Linear Regression

Updated: Sep 9, 2020

When we try to represent relationship between variables, one of them is determining factor and other is explanatory, it is called Linear Regression.

The one which is determining factor is called Independent variable while the other is called dependent variable.

If there is only one dependent variable it is called Simple Linear Regression.

Let us try to explain this by a very simple example, Income of family and expenditure.

The expenditure of family is dependent on the income of family.

So, here income is the independent variable and the expenditure is dependent variable.

Let us explain it through a graph.

If there are 5 families and they decide to spend at least 50% of their income and all have same mindset , then this can be called a very simple Linear Regression.

In ideal case, things seem like below:

Here, the difference between predicted value and real value is 0. Which is the most ideal condition but unlikely to happen.

We choose a line on linear regression which has least sum of square of difference between predicted and actual values.

Error= Sum of ((y-y')**2)

Error should be least for the best slop of line of linear model to be selected.

The ideal model as above is called deterministic model.
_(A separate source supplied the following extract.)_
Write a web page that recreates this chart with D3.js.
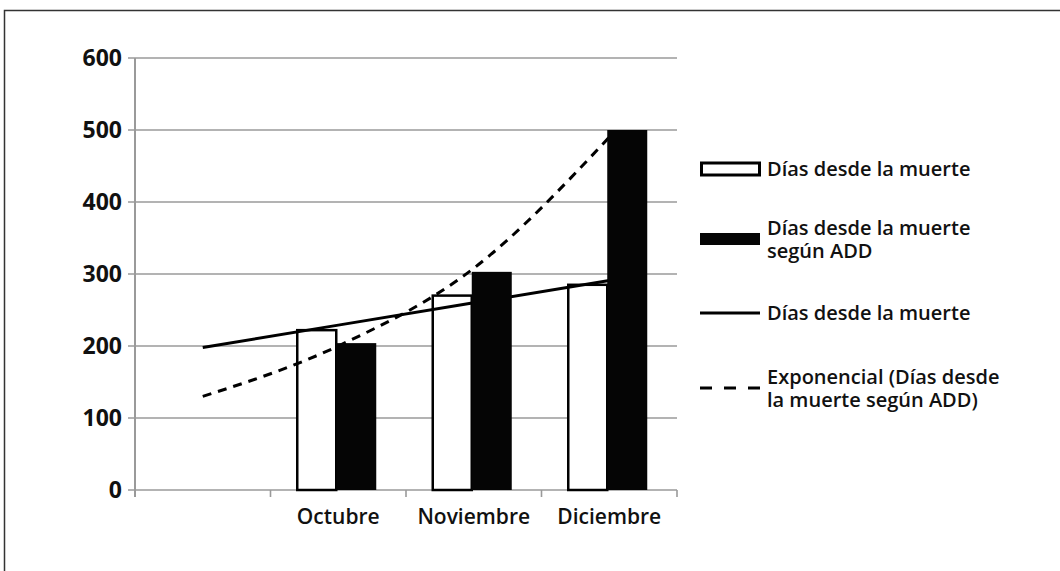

However, deterministic model examples are like conversion models where Celsius is converted into Fahrenheit. Where there is no other factor to be determined and just conversion formula.

Let us see below for some values which has some deviation from 50% spending.

This variation can happen because of various reasons and mindsets of families.

Intercept here is Value of Y axis when x is 0. And slop is determined by y/x.

Residual Analysis

Randomness and unpredictability are the two main components of a regression model.

In above case there can be factors which cannot be determined and which brought about change in expenses of families.

May be there could have been emergencies, or extravagance or saving streak.